Hacker News new | ask | show | jobs
by ritchie46 1167 days ago
This is far more elegant in pandas due to the implicit behavior of the index.

But you can move the explicitness of polars behind a function. A more explicit API should not hurt maintainability if we structure our code right.

1 comments

So something like this?

    def add(df1, df2, meta_cols, val_cols=None):
        # join on meta cols
        # add val cols (default to all non meta cols if None)
        # return df with all meta and val cols selected
In theory I think that's fine. The problem is that in practice this will cause a lot of visual noise in your models, since for every operation you would need to specify, at least, your meta columns, and potentially value columns too. If you change the dimensionality of your data, you would need to update everywhere you've specified them. You could get around this a bit by defining the meta columns in a constant, but that's really only maintainable at a global module level. Once you start passing dfs around, you'll have to pass the specified columns as packaged data around with the df as well. There's also the problem that you'd need to use functions instead of standard operators.
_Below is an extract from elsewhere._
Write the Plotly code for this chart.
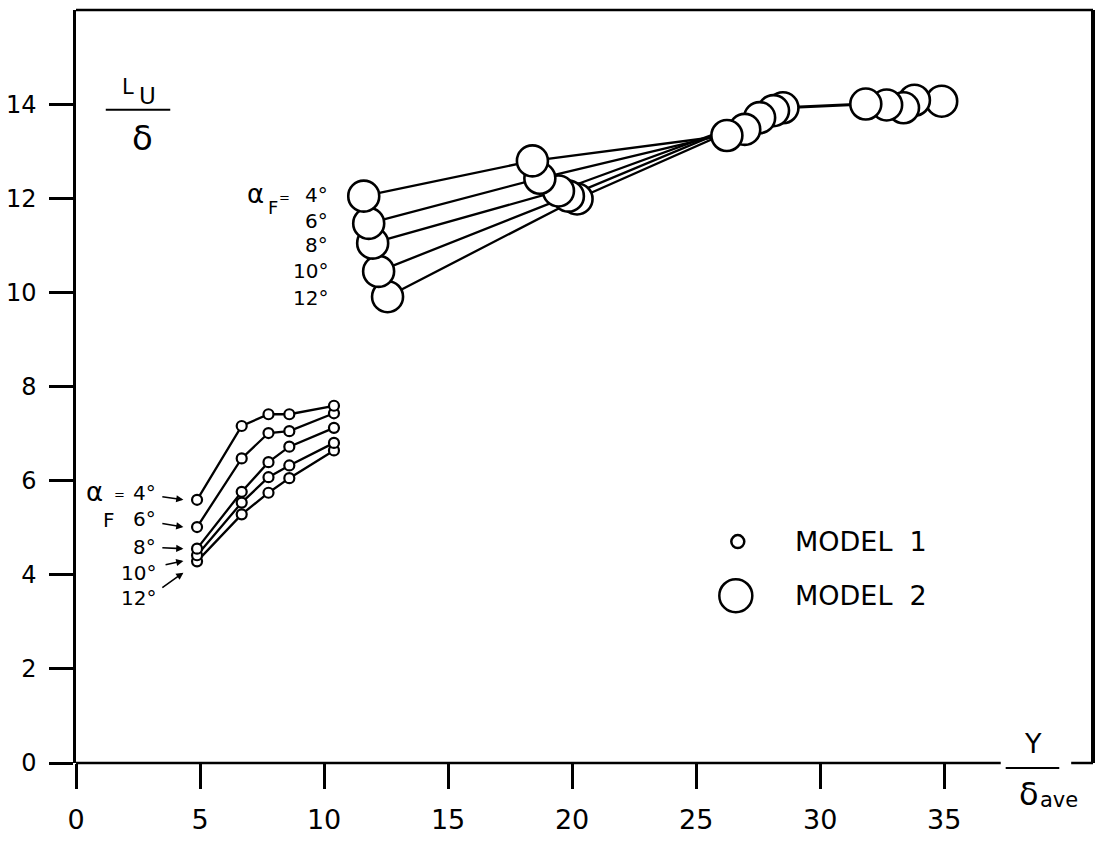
import plotly.graph_objects as go

FONT = "DejaVu Sans"
INK = "black"

# Flap angles (one curve per angle, top curve = 4 deg)
alpha_labels = ["4°", "6°", "8°", "10°", "12°"]

# Model 1: spanwise stations Y/delta_ave and L_U/delta per flap angle
m1_stations = [4.88, 6.68, 7.76, 8.6, 10.4]
m1_lu = [
    [5.60, 7.17, 7.42, 7.42, 7.60],   # 4°
    [5.02, 6.48, 7.02, 7.06, 7.44],   # 6°
    [4.56, 5.77, 6.40, 6.73, 7.13],   # 8°
    [4.42, 5.54, 6.08, 6.33, 6.81],   # 10°
    [4.29, 5.29, 5.75, 6.06, 6.65],   # 12°
]

# Model 2: first three stations per flap angle
m2_y_ave = [
    [11.60, 18.40, 26.24],   # 4°
    [11.80, 18.70, 26.96],   # 6°
    [11.96, 19.45, 27.56],   # 8°
    [12.20, 19.85, 28.12],   # 10°
    [12.56, 20.20, 28.50],   # 12°
]
m2_lu = [
    [12.06, 12.81, 13.35],
    [11.48, 12.44, 13.48],
    [11.06, 12.17, 13.73],
    [10.46, 12.06, 13.88],
    [9.92, 12.00, 13.94],
]
# Model 2: outboard station, one value per flap angle
m2_outer_y_ave = [31.84, 32.68, 33.36, 33.80, 34.90]
m2_outer_lu = [14.02, 14.00, 13.94, 14.10, 14.08]

x_ticks = [0, 5, 10, 15, 20, 25, 30, 35]
y_ticks = [0, 2, 4, 6, 8, 10, 12, 14]

X_MAX = 41.0
Y_MAX = 16.02

fig = go.Figure()

line_style = dict(color=INK, width=2.3)

# connecting lines first so the open circles sit on top of them
for lu in m1_lu:
    fig.add_trace(go.Scatter(x=m1_stations, y=lu, mode="lines",
                             line=line_style, hoverinfo="skip", showlegend=False))
for xs, ys in zip(m2_y_ave, m2_lu):
    fig.add_trace(go.Scatter(x=xs, y=ys, mode="lines",
                             line=line_style, hoverinfo="skip", showlegend=False))

# the outboard run joins the last inboard cluster to the outer cluster
run = sorted(zip([r[-1] for r in m2_y_ave] + m2_outer_y_ave,
                 [r[-1] for r in m2_lu] + m2_outer_lu))
fig.add_trace(go.Scatter(x=[p[0] for p in run], y=[p[1] for p in run], mode="lines",
                         line=dict(color=INK, width=3), hoverinfo="skip", showlegend=False))

# Model 1 markers (12° drawn first so 4° ends up on top)
m1_px, m1_py = [], []
for lu in reversed(m1_lu):
    m1_px += m1_stations
    m1_py += lu
fig.add_trace(go.Scatter(x=m1_px, y=m1_py, mode="markers",
                         marker=dict(symbol="circle", size=10, color="white",
                                     line=dict(color=INK, width=2.2)),
                         name="MODEL 1", showlegend=False))

# Model 2 markers
m2_px, m2_py = [], []
for station in range(3):
    for k in reversed(range(5)):
        m2_px.append(m2_y_ave[k][station])
        m2_py.append(m2_lu[k][station])
for k in reversed(range(5)):
    m2_px.append(m2_outer_y_ave[k])
    m2_py.append(m2_outer_lu[k])
fig.add_trace(go.Scatter(x=m2_px, y=m2_py, mode="markers",
                         marker=dict(symbol="circle", size=31, color="white",
                                     line=dict(color=INK, width=2.6)),
                         name="MODEL 2", showlegend=False))

ann = []


def text(x, y, s, size=22, xanchor="center", yanchor="middle", xref="x", yref="y"):
    ann.append(dict(x=x, y=y, text=s, showarrow=False, xref=xref, yref=yref,
                    xanchor=xanchor, yanchor=yanchor,
                    font=dict(family=FONT, size=size, color=INK)))


# flap-angle labels beside Model 2
m2_label_y = [12.08, 11.54, 11.02, 10.46, 9.90]
text(7.24, m2_label_y[0] + 0.02, "α", size=26)
text(7.96, 11.81, "F", size=18)
text(8.4, m2_label_y[0] - 0.04, "=", size=13)
text(10.25, m2_label_y[0], "4°", size=20, xanchor="right")
for k in range(1, 5):
    text(10.25, m2_label_y[k], alpha_labels[k], size=20, xanchor="right")

# flap-angle labels with arrows beside Model 1
m1_label_y = [5.75, 5.19, 4.60, 4.04, 3.52]
text(0.76, m1_label_y[0] + 0.02, "α", size=26)
text(1.76, m1_label_y[0] - 0.04, "=", size=13)
text(3.3, m1_label_y[0], "4°", size=20, xanchor="right")
text(1.32, 5.17, "F", size=20)
for k in range(1, 5):
    text(3.3, m1_label_y[k], alpha_labels[k], size=20, xanchor="right")

arrow_tails = [(3.42, 5.67), (3.42, 5.10), (3.42, 4.58), (3.55, 4.21), (3.42, 3.71)]
for k, (tx, ty) in enumerate(arrow_tails):
    hx = m1_stations[0] - 0.55
    hy = m1_lu[k][0] - (0.0 if k < 3 else 0.12 * (k - 2))
    ann.append(dict(x=hx, y=hy, ax=tx, ay=ty, axref="x", ayref="y",
                    xref="x", yref="y", text="", showarrow=True,
                    arrowhead=2, arrowsize=0.9, arrowwidth=1.6, arrowcolor=INK))

# y-axis quantity  L_U / delta
text(2.1, 14.38, "L", size=21)
text(2.9, 14.2, "U", size=23)
text(2.7, 13.3, "δ", size=34)

# x-axis quantity  Y / delta_ave (sits in the gap of the base line)
text((1033 - 68) / 1025, (780 - 760) / 769, "Y", size=27, xref="paper", yref="paper")
text((1028 - 68) / 1025, (780 - 812) / 769, "δ", size=32, xref="paper", yref="paper")
text((1038 - 68) / 1025, (780 - 818) / 769, "ave", size=21, xanchor="left",
     xref="paper", yref="paper")

# legend keys
text(28.9, 4.71, "MODEL  1", size=27, xanchor="left")
text(28.9, 3.56, "MODEL  2", size=27, xanchor="left")

shapes = []


def seg(x0, y0, x1, y1, w=2.5, xref="paper", yref="paper"):
    shapes.append(dict(type="line", x0=x0, y0=y0, x1=x1, y1=y1, xref=xref, yref=yref,
                       line=dict(color=INK, width=w)))


# frame: top, right, and broken base line
seg(0, 1, 1, 1)
seg(1, 0, 1, 1, w=4)
seg(0, 0, (1000 - 68) / 1025, 0)
seg((1071 - 68) / 1025, 0, 1, 0)
# fraction bars
seg((1005 - 68) / 1025, (780 - 785) / 769, (1059 - 68) / 1025, (780 - 785) / 769, w=2)
seg(1.2, 13.9, 3.8, 13.9, w=2, xref="x", yref="y")

# legend circles
for cx, cy, d in [(26.68, 4.71, 13), (26.6, 3.56, 33)]:
    shapes.append(dict(type="circle", xref="x", yref="y", xsizemode="pixel", ysizemode="pixel",
                       xanchor=cx, yanchor=cy, x0=-d / 2, x1=d / 2, y0=-d / 2, y1=d / 2,
                       line=dict(color=INK, width=2.5), fillcolor="white"))

fig.update_layout(
    width=1099, height=841,
    margin=dict(l=68, r=6, t=10, b=62),
    paper_bgcolor="white", plot_bgcolor="white",
    showlegend=False,
    annotations=ann, shapes=shapes,
    font=dict(family=FONT, color=INK),
    xaxis=dict(range=[0, X_MAX], tickvals=x_ticks, ticks="outside", ticklen=25,
               tickwidth=2.5, tickcolor=INK, showgrid=False, zeroline=False,
               showline=False, tickfont=dict(family=FONT, size=27, color=INK),
               ticklabelstandoff=8),
    yaxis=dict(range=[0, Y_MAX], tickvals=y_ticks, ticks="outside", ticklen=24,
               tickwidth=2.5, tickcolor=INK, showgrid=False, zeroline=False,
               showline=True, linewidth=2.5, linecolor=INK,
               tickfont=dict(family=FONT, size=24, color=INK),
               ticklabelstandoff=8),
)

fig.write_html("out.html", post_script="document.body.style.margin='0';")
One thing that would be nice to do is set an (and forgive me, I understand the aversion to the word "index") index on the polars dataframe. Not a real index, just a list of columns that are specified as "metadata columns". This wouldn't actually affect any internal state of the data, but what it would do is affect the path of certain operations. Like if an "index" is set, then `+` does the join from above, rather than the current standard `+` operation.

In any case I realize this is a major philosophical divergence from the polars way of thinking, so more just shooting shit than offering real suggestions.